Regensburg 2019 – wissenschaftliches Programm
Bereiche | Tage | Auswahl | Suche | Aktualisierungen | Downloads | Hilfe
AKjDPG: Arbeitskreis junge DPG
AKjDPG 2: PhD Focus Session: Biogenic spin phenomena (joint session MA/AKjDPG)
AKjDPG 2.3: Hauptvortrag
Mittwoch, 3. April 2019, 11:15–11:35, H38
The influence of defects in individual biogenic magnetite nanocrystals on their magnetic properties — •R. E. Dunin-Borkowski1, A. Kovács1, and M. Pósfai2 — 1Ernst Ruska-Centre for Microscopy and Spectroscopy with Electrons, Forschungszentrum Jülich, Jülich, Germany — 2Department of Earth and Environmental Sciences, University of Pannonia, Veszprém, Hungary
The cells of magnetotactic bacteria can be regarded as model systems for studying the magnetic properties of ferrimagnetic nanocrystals. Each bacterial strain produces magnetosomes that have distinct sizes, shapes, crystallographic orientations and spatial arrangements. By studying the magnetic behaviour of magnetosomes in appropriately chosen strains, the competing effects that influence the magnetic moments and microstructures of individual particles and their assemblages can be assessed and understood separately. The effect of particle size on magnetic domain character, the influence of shape and magnetocrystalline anisotropy on the direction of the magnetic induction within and between particles, the changes that are imposed on the magnetic behaviour of particles by their interactions and the effects of structural imperfections on magnetic moments can all be studied.

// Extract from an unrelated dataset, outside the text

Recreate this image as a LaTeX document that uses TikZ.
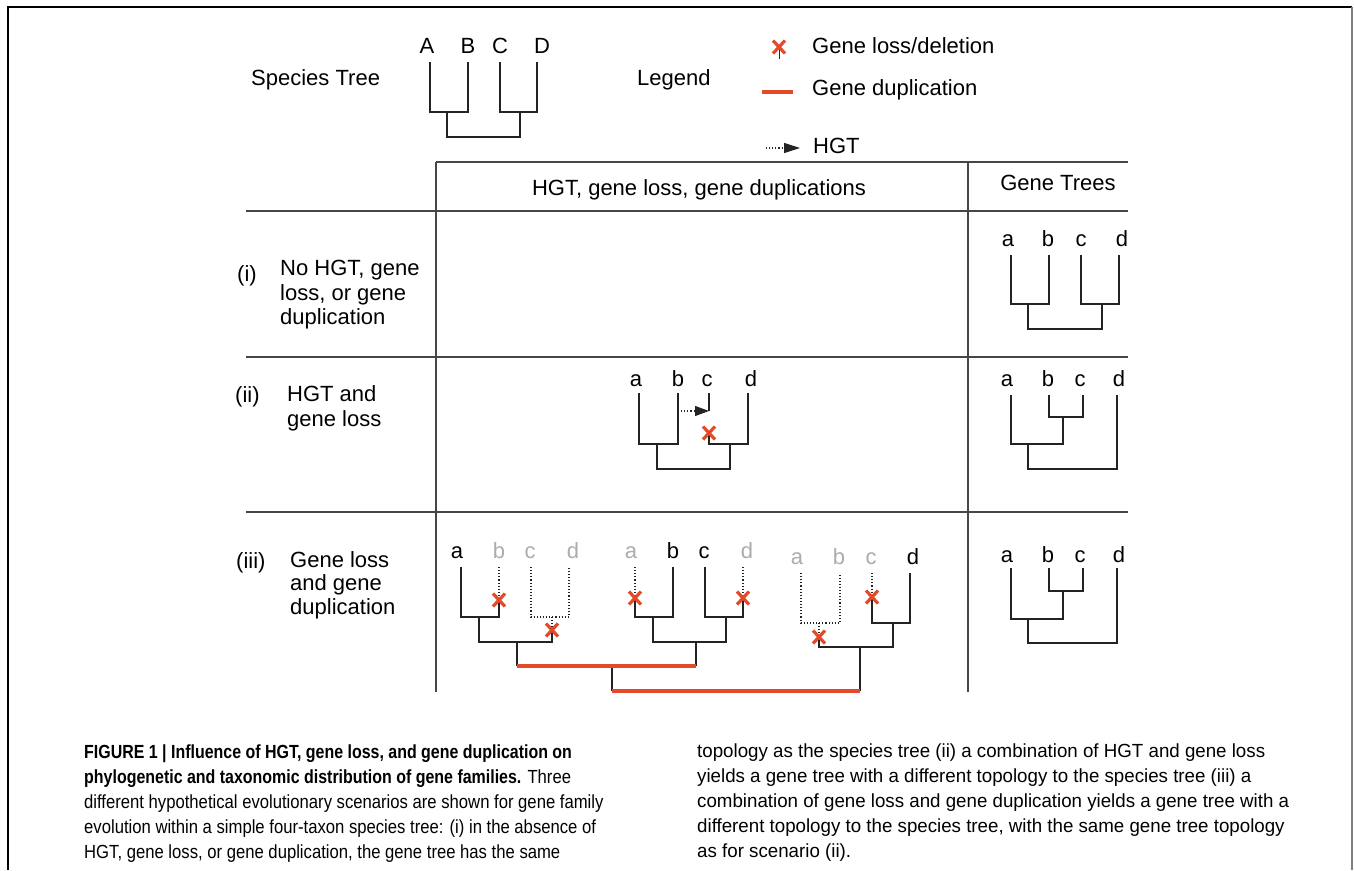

We have used off-axis electron holography, an advanced transmission electron microscopy (TEM) technique, to study the magnetic properties of individual and closely-spaced magnetite magnetosomes, alongside conventional TEM measurements of the structures, orientations and morphologies of the magnetosomes. We studied magnetite magnetosomes with elongated bullet-like shapes and different crystallographic axes of elongation, as well as magnetosomes that were either twinned or composed of several crystals. In this way, the effect of crystallography and structural imperfections on the magnetic properties of individual magnetite nanocrystals could be studied [1].
[1] We are grateful to D. Faivre, D. Schüler, C. T. Lefèvre, R. Uebe, D. A. Bazylinski, R. B. Frankel, E. Tompa and for valuable contributions to this work.